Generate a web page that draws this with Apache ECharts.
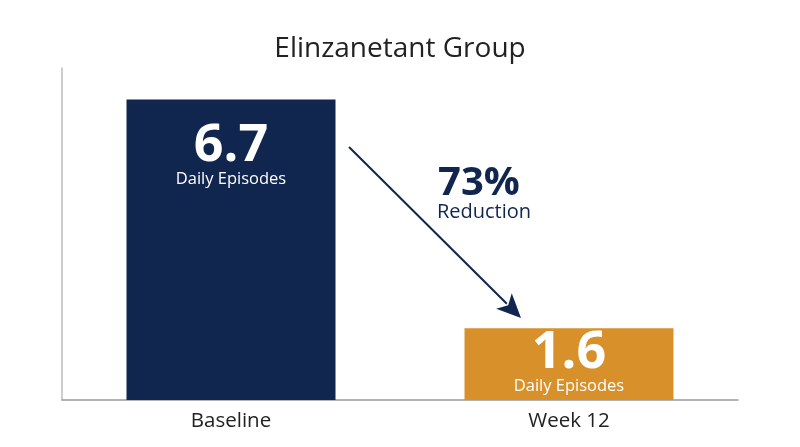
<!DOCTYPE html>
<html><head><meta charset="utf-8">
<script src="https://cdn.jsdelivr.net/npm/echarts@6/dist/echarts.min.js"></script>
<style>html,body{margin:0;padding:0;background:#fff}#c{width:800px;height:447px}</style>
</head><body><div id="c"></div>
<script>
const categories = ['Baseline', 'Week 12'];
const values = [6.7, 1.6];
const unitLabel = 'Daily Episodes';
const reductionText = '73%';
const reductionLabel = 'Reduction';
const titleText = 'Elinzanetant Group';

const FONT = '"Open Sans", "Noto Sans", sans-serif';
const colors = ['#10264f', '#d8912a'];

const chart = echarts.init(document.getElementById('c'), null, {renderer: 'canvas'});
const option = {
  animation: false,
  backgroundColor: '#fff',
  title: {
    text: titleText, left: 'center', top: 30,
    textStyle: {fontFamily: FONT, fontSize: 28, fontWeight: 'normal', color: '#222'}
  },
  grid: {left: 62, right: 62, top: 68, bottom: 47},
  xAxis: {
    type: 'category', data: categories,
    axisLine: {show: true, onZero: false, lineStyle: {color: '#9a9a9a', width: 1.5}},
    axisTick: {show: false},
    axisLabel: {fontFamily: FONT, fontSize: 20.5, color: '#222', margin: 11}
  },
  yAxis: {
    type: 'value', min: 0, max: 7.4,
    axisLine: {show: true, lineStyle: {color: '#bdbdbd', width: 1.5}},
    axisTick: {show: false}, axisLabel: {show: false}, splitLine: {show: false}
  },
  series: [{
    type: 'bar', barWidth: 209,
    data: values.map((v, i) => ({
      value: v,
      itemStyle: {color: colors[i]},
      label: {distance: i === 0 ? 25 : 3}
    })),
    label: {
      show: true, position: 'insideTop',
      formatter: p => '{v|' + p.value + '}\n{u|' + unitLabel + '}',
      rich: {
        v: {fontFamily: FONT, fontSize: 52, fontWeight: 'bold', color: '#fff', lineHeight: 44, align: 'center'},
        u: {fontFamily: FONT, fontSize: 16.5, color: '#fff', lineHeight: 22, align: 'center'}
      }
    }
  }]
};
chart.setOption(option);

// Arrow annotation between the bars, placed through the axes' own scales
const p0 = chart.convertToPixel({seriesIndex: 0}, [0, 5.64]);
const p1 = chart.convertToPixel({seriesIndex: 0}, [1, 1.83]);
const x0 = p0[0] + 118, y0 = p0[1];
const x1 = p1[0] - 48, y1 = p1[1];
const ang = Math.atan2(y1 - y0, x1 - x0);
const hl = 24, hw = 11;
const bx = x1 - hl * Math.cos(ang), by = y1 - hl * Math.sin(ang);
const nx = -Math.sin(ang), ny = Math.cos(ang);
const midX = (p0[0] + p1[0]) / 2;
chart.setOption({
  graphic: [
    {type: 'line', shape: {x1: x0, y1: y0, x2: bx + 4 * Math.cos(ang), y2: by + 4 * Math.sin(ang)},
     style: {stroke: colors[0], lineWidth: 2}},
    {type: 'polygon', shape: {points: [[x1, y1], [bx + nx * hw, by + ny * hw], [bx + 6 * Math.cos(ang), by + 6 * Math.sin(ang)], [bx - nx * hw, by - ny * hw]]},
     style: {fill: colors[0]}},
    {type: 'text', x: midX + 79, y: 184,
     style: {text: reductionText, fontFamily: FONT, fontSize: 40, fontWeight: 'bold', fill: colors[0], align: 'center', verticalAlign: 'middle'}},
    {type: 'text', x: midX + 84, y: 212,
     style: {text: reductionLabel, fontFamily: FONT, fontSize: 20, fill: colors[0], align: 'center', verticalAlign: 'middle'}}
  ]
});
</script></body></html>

----------------------------------------

● TASK DIRECTIONS:
Except for the pictures, copy the material above exactly.

● ANSWER TO THIS EXERCISE:
Generate a web page that draws this with Apache ECharts.
<!DOCTYPE html>
<html><head><meta charset="utf-8">
<script src="https://cdn.jsdelivr.net/npm/echarts@6/dist/echarts.min.js"></script>
<style>html,body{margin:0;padding:0;background:#fff}#c{width:800px;height:447px}</style>
</head><body><div id="c"></div>
<script>
const categories = ['Baseline', 'Week 12'];
const values = [6.7, 1.6];
const unitLabel = 'Daily Episodes';
const reductionText = '73%';
const reductionLabel = 'Reduction';
const titleText = 'Elinzanetant Group';

const FONT = '"Open Sans", "Noto Sans", sans-serif';
const colors = ['#10264f', '#d8912a'];

const chart = echarts.init(document.getElementById('c'), null, {renderer: 'canvas'});
const option = {
  animation: false,
  backgroundColor: '#fff',
  title: {
    text: titleText, left: 'center', top: 30,
    textStyle: {fontFamily: FONT, fontSize: 28, fontWeight: 'normal', color: '#222'}
  },
  grid: {left: 62, right: 62, top: 68, bottom: 47},
  xAxis: {
    type: 'category', data: categories,
    axisLine: {show: true, onZero: false, lineStyle: {color: '#9a9a9a', width: 1.5}},
    axisTick: {show: false},
    axisLabel: {fontFamily: FONT, fontSize: 20.5, color: '#222', margin: 11}
  },
  yAxis: {
    type: 'value', min: 0, max: 7.4,
    axisLine: {show: true, lineStyle: {color: '#bdbdbd', width: 1.5}},
    axisTick: {show: false}, axisLabel: {show: false}, splitLine: {show: false}
  },
  series: [{
    type: 'bar', barWidth: 209,
    data: values.map((v, i) => ({
      value: v,
      itemStyle: {color: colors[i]},
      label: {distance: i === 0 ? 25 : 3}
    })),
    label: {
      show: true, position: 'insideTop',
      formatter: p => '{v|' + p.value + '}\n{u|' + unitLabel + '}',
      rich: {
        v: {fontFamily: FONT, fontSize: 52, fontWeight: 'bold', color: '#fff', lineHeight: 44, align: 'center'},
        u: {fontFamily: FONT, fontSize: 16.5, color: '#fff', lineHeight: 22, align: 'center'}
      }
    }
  }]
};
chart.setOption(option);

// Arrow annotation between the bars, placed through the axes' own scales
const p0 = chart.convertToPixel({seriesIndex: 0}, [0, 5.64]);
const p1 = chart.convertToPixel({seriesIndex: 0}, [1, 1.83]);
const x0 = p0[0] + 118, y0 = p0[1];
const x1 = p1[0] - 48, y1 = p1[1];
const ang = Math.atan2(y1 - y0, x1 - x0);
const hl = 24, hw = 11;
const bx = x1 - hl * Math.cos(ang), by = y1 - hl * Math.sin(ang);
const nx = -Math.sin(ang), ny = Math.cos(ang);
const midX = (p0[0] + p1[0]) / 2;
chart.setOption({
  graphic: [
    {type: 'line', shape: {x1: x0, y1: y0, x2: bx + 4 * Math.cos(ang), y2: by + 4 * Math.sin(ang)},
     style: {stroke: colors[0], lineWidth: 2}},
    {type: 'polygon', shape: {points: [[x1, y1], [bx + nx * hw, by + ny * hw], [bx + 6 * Math.cos(ang), by + 6 * Math.sin(ang)], [bx - nx * hw, by - ny * hw]]},
     style: {fill: colors[0]}},
    {type: 'text', x: midX + 79, y: 184,
     style: {text: reductionText, fontFamily: FONT, fontSize: 40, fontWeight: 'bold', fill: colors[0], align: 'center', verticalAlign: 'middle'}},
    {type: 'text', x: midX + 84, y: 212,
     style: {text: reductionLabel, fontFamily: FONT, fontSize: 20, fill: colors[0], align: 'center', verticalAlign: 'middle'}}
  ]
});
</script></body></html>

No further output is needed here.